Ferromagnetic Convection in a Rotating Ferrofluid Saturated Porous Layer

Abstract

The effect of Coriolis force on the onset of ferromagnetic convection in a rotating horizontal ferrofluid saturated porous layer in the presence of a uniform vertical magnetic field is studied. The boundaries are considered to be either stress free or rigid. The modified Brinkman–Forchheimer-extended Darcy equation with fluid viscosity different from effective viscosity is used to characterize the fluid motion. The condition for the occurrence of direct and Hopf bifurcations is obtained analytically in the case of free boundaries, while for rigid boundaries the eigenvalue problem has been solved numerically using the Galerkin method. Contrary to their stabilizing effect in the absence of rotation, increasing the ratio of viscosities, Λ, and decreasing the Darcy number Da show a partial destabilizing effect on the onset of stationary ferromagnetic convection in the presence of rotation, and some important observations are made on the stability characteristics of the system.

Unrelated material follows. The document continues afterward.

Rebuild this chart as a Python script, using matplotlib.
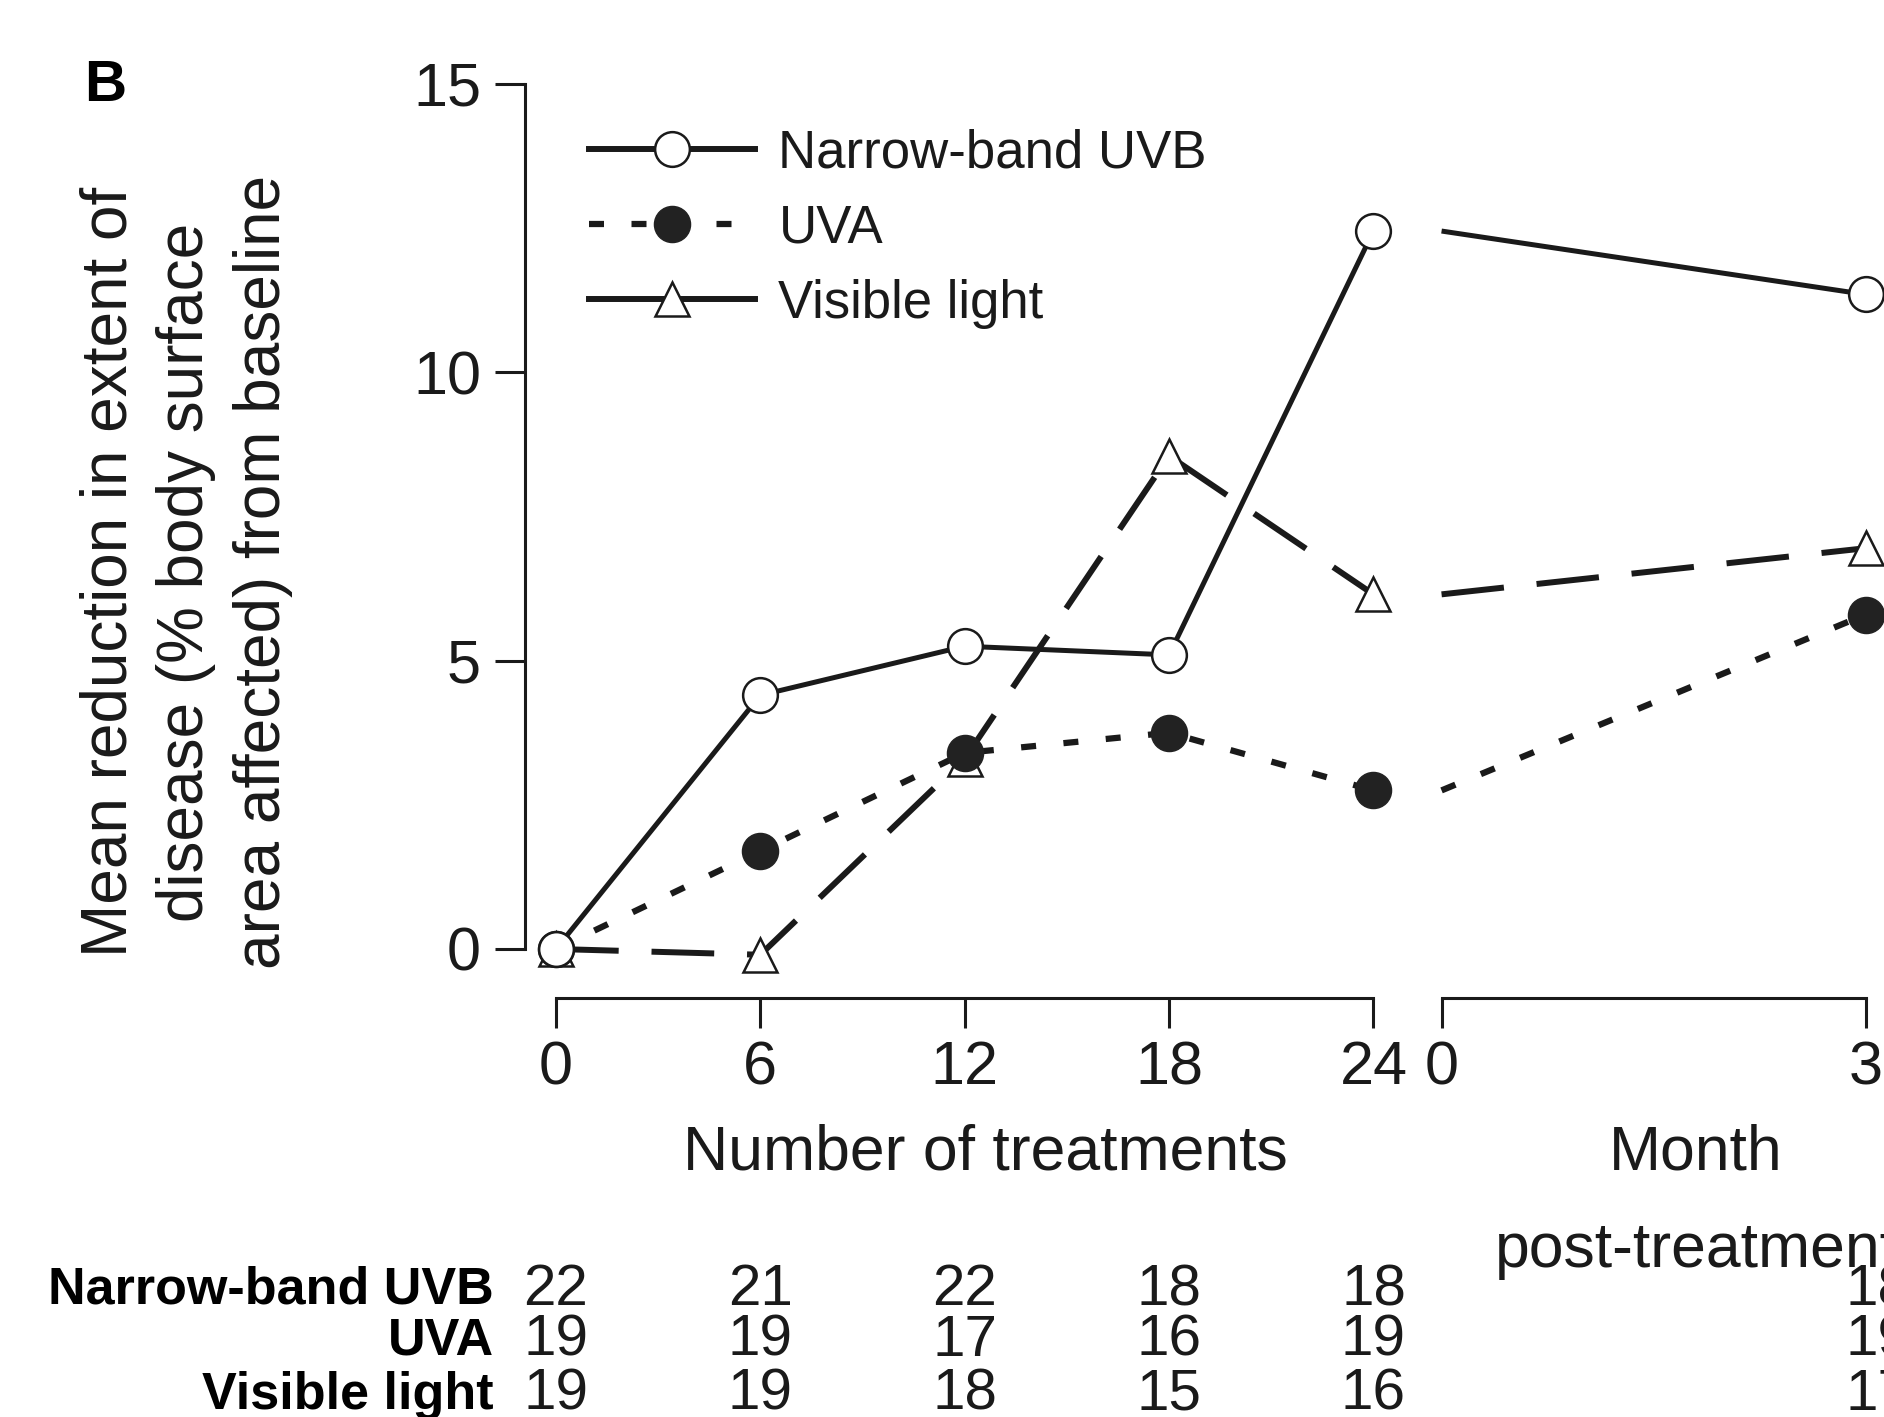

Moreover, the similarities and differences between free–free and rigid–rigid boundaries in the presence of buoyancy and magnetic forces together or in isolation are emphasized in triggering the onset of ferromagnetic convection in a rotating ferrofluid saturated porous layer. For smaller Taylor number domain, the stress-free boundaries are found to be always more unstable than in the case of rigid boundaries. However, this trend is reversed at higher Taylor number domain because the stability of the stress-free case is increased more quickly than the rigid case.